Tomas Haupt - Jul 14, 2014

Dobrolyot emerged as a new low-cost airline in Russia only last month, but now they are facing a hurdle with establishing flights to St Petersburg as a result of a pricing disagreement. A news revealed that Dobrolyot was unable to get the low priced servicing charge they needed from St Petersburg's only airport, Pulkovo. 

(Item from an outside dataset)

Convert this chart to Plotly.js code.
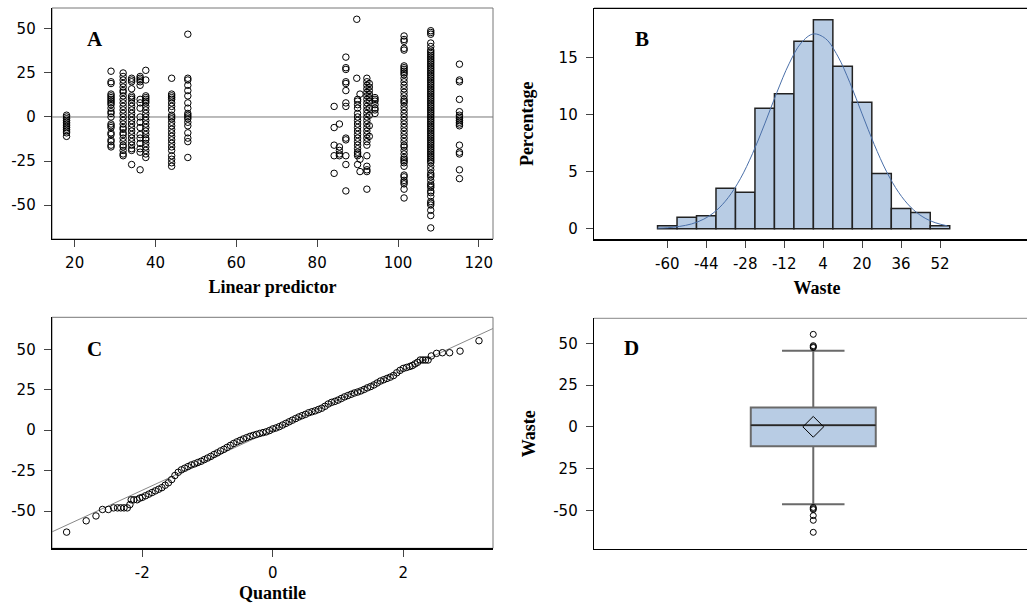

Ordinarily, smaller airports are often used by low-cost airlines as they can usually access lower cost servicing charges, but this hasn't been the case with Pulkova. According to one source, Pulkova was only prepared to offer 800 rubles ($23) per passenger for the servicing charge, and this was not a low enough offer for the budget airline to accept. But according to a statement made by the managing company of Pulkovo to ITAR-Tass, a special offer had been made to Dobrolyot taking into consideration its new carrier status. However, the company said, they were yet to receive a response from Dobrolyot, and the details of the price of the offer were not disclosed.

Pulkova's refusal to offer a cheaper servicing charge may well be a reflection of it's past treatment of low-cost airlines. A similar pricing disagreement occurred in 2011 between Pulkova and Avianova, a low cost airline which was jointly owned by Mikhail Fridman's Alfa Group A1 and investment firm Arizona Partners. Avianova fell into bankruptcy and came apart at the end of 2011. At that time, Pulkova's stance had been that low-cost airlines just took existing customers rather than bringing new ones in.

Flights between Moscow and Petersburg are increasingly popular. In the first four months of this year, 215,000 passengers from Moscow to St. Petersburg were serviced in Pulkova airport, which was a 21.2% rise from 2013. Meanwhile, for the same period, only 200,000 passengers in total were serviced for all other routes.

This pricing dispute may not be the only obstacle for new budget airline Dobrolyot, due to existing competition and low price tickets. Several airlines already offer flights between Moscow and Petersburg include S7, UTair, Ural Airlines, Transaero, Rossia and Aeroflot - and at reasonable prices. The cheapest one way ticket from Moscow to St Petersburg is 2,274 rubles ($66), while UTair offers a ticket price of 2,790 rubles ($81). According to aviation industry expert Andrei Kramarenka, Dobrolyot will find it difficult to compete on this route.

He also pointed to the fact that Dobrolyot had limited capacity with only three planes, including a reserve plane from Aeroflot, and that there was already fierce competition between airlines and Russian Railways. Russian Railways is proving a strong competitor indeed, and is set to offer one-way tickets at the cost of 2,844 rubles ($83) starting next month. The Railways services has a high-speed Sapsan service that will have increased carrying capacity with the launch of its new train train service in August.

Dobrolyot, which was launched by state-owned carrier Aeroflot and is currently the only budget airline in the country, had plans to commence flights to St Petersburg in June, but these plans have been evidently forestalled. The new airline had also initially intended to fly from Moscow to Pulkolvo for its first flight as an airline. But the destination for the flight was changed to SImferopol (recently annexed from Ukraine), which took place last month much to the patriotic joy of Russians.